** BEGIN Raw data **
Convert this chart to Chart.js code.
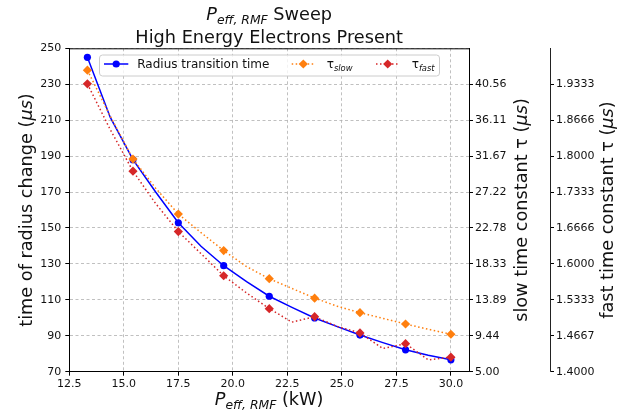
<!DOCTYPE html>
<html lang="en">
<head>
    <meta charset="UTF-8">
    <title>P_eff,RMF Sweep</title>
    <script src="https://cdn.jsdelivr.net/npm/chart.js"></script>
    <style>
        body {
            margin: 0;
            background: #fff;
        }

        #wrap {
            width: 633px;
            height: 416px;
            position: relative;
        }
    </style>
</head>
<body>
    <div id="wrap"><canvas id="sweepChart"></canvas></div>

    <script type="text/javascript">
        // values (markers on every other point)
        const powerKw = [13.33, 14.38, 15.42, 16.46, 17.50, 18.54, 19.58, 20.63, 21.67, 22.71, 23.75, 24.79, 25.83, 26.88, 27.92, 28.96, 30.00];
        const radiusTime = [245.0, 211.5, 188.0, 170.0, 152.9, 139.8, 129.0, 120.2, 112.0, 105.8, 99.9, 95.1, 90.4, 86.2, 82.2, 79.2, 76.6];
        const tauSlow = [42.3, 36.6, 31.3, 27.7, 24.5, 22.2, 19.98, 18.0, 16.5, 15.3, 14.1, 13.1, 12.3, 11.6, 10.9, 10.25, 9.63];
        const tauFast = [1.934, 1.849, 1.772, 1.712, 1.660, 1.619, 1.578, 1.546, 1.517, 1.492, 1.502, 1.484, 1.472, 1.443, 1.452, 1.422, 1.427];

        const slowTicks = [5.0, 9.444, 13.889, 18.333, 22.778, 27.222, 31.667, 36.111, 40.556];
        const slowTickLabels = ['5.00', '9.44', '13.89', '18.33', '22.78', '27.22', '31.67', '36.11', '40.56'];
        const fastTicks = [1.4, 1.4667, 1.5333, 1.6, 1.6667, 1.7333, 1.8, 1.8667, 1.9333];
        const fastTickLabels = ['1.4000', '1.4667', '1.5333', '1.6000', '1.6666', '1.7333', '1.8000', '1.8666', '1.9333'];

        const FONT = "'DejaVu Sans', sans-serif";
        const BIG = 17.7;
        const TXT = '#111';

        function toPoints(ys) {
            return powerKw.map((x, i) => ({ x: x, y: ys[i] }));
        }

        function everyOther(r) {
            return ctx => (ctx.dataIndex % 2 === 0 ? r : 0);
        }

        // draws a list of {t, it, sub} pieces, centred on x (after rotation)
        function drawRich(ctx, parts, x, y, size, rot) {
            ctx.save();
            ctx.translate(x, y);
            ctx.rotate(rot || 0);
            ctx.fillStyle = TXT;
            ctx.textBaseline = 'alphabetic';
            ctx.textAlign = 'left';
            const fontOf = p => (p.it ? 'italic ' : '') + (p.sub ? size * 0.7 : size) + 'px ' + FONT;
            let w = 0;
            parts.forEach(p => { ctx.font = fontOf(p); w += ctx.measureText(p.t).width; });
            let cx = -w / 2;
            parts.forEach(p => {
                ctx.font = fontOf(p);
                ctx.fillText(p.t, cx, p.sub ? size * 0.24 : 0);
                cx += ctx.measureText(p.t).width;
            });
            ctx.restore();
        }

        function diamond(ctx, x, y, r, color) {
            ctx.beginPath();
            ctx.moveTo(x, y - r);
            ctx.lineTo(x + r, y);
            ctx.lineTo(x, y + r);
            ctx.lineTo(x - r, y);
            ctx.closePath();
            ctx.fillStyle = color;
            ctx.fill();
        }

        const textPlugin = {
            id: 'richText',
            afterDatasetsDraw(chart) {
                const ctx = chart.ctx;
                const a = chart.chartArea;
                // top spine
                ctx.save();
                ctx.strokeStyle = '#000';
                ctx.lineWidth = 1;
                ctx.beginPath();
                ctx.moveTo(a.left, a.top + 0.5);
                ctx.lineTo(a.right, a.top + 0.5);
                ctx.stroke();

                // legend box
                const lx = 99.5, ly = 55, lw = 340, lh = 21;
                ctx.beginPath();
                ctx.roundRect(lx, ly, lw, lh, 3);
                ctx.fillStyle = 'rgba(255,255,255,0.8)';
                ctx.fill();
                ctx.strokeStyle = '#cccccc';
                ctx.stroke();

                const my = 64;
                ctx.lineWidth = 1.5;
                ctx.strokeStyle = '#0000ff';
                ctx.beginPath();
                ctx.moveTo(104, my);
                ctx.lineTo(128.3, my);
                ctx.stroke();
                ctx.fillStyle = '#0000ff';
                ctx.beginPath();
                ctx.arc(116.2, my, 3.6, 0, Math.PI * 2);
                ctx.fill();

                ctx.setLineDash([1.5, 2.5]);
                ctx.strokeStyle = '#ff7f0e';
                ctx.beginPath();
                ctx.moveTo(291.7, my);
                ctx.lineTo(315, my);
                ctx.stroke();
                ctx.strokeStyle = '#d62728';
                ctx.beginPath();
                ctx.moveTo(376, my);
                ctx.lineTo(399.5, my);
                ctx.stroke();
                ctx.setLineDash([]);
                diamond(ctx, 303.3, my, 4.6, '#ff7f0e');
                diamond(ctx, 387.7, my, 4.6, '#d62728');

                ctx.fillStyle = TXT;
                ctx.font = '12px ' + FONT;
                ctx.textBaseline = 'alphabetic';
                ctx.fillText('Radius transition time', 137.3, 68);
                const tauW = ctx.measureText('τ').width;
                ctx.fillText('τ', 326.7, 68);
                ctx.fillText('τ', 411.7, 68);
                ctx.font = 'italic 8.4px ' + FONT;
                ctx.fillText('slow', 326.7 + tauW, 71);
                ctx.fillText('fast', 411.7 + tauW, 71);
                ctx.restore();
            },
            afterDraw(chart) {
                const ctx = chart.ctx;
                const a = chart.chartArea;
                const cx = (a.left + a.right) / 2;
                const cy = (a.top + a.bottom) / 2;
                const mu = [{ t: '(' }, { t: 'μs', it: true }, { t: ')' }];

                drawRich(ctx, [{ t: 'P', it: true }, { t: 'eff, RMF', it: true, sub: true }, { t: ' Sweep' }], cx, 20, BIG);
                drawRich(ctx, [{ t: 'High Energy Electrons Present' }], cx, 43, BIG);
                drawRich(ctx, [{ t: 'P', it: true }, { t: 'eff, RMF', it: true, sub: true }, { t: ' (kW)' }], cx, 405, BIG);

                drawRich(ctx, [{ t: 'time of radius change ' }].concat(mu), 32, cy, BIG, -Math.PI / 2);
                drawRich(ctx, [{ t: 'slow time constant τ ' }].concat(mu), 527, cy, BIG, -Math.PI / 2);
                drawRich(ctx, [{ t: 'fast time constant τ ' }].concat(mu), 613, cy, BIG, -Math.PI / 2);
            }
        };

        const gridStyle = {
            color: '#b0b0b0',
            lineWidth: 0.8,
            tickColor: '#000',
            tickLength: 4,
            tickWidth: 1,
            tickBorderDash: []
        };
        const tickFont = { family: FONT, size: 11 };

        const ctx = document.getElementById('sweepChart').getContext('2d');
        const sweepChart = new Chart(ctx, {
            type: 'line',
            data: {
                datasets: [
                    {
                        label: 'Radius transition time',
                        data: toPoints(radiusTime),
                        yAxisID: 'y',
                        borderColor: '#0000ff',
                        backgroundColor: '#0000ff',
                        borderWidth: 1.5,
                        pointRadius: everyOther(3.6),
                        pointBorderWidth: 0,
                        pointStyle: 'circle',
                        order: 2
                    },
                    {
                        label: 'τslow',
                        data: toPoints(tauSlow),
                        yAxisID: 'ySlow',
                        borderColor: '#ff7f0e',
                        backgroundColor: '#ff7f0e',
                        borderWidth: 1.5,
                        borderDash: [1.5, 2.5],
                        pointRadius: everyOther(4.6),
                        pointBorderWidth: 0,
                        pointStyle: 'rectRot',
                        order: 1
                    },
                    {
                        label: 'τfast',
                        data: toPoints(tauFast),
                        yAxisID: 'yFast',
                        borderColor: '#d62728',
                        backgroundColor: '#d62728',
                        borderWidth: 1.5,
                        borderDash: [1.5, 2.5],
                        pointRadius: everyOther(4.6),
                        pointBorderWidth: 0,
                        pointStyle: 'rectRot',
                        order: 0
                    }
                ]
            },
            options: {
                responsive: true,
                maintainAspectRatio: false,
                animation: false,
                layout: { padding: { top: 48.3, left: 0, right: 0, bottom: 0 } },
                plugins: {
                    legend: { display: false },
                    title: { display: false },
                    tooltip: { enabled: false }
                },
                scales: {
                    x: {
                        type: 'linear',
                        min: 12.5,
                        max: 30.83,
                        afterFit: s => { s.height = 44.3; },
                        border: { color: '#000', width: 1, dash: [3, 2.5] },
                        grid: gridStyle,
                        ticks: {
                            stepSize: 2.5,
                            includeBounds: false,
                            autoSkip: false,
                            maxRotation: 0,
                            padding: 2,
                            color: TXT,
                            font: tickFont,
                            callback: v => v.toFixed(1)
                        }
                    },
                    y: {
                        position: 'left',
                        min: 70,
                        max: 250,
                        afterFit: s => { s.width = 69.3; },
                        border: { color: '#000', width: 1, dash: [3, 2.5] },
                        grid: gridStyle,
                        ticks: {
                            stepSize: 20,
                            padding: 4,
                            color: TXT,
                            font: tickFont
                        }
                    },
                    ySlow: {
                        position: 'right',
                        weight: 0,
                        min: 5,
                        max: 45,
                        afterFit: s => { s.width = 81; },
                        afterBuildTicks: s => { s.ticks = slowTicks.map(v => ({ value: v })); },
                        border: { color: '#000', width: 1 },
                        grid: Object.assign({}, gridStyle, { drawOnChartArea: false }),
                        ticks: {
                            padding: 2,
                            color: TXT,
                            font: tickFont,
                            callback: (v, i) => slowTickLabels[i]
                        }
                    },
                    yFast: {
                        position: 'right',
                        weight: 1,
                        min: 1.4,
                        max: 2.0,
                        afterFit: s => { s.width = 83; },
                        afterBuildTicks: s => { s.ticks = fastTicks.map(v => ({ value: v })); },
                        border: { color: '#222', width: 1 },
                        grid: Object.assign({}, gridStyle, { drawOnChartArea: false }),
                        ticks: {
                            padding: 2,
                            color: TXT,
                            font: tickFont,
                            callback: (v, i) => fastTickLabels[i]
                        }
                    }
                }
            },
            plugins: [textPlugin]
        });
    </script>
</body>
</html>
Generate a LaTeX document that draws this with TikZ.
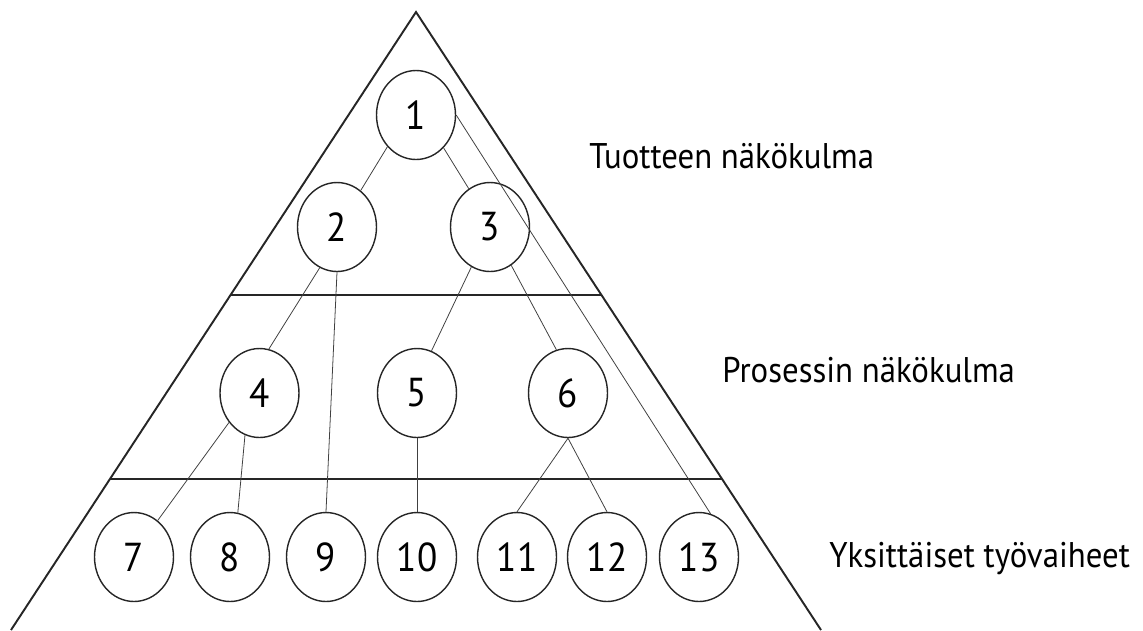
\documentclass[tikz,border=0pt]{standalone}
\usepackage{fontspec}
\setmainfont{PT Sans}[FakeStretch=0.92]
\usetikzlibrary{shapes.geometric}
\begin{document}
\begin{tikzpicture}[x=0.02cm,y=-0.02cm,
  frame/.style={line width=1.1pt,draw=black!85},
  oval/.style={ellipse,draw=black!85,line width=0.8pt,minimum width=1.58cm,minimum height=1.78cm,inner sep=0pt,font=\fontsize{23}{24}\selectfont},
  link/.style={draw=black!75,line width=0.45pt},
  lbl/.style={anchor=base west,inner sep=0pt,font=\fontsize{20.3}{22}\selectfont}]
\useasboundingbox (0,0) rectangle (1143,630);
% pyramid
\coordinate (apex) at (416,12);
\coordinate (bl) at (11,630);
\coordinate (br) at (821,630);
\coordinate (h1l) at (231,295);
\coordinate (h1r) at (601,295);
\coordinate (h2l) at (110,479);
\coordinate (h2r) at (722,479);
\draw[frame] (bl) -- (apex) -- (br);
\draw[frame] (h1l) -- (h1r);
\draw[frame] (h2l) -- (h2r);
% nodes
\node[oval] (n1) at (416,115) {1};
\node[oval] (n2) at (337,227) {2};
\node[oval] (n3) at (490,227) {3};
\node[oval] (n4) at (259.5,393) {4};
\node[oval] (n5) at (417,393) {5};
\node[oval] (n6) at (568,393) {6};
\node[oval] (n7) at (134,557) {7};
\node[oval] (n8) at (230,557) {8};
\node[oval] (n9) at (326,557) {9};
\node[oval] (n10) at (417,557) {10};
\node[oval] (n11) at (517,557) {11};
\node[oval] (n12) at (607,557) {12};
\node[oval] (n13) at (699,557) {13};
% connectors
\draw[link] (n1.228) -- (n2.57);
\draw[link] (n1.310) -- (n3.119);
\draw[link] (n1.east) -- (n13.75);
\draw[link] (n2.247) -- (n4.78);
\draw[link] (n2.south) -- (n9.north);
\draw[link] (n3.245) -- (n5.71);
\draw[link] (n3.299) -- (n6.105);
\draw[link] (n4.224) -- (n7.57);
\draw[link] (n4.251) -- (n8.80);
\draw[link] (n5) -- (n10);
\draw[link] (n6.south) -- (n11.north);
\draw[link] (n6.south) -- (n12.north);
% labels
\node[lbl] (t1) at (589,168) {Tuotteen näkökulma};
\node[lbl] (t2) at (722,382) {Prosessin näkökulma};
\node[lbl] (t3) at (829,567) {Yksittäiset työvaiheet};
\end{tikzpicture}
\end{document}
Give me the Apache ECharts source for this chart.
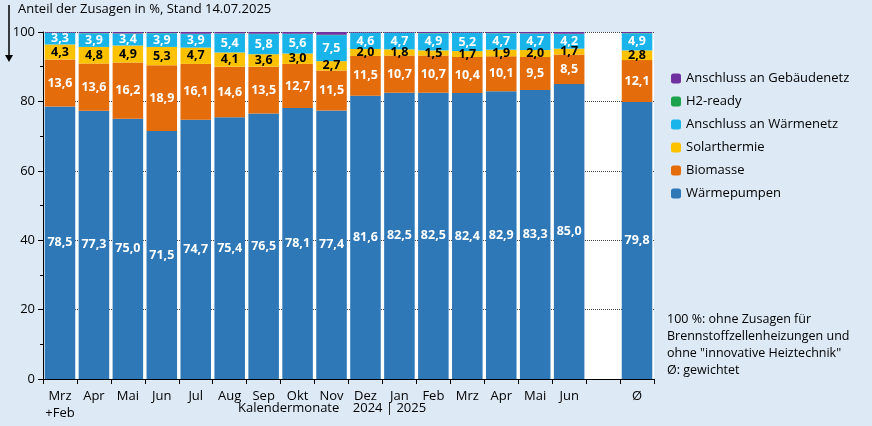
** END Raw data **
* Required task
Select every line in the material above where the string "draws" occurs, and copy it.

* Correct output
        // draws a list of {t, it, sub} pieces, centred on x (after rotation)
Generate a LaTeX document that draws this with TikZ.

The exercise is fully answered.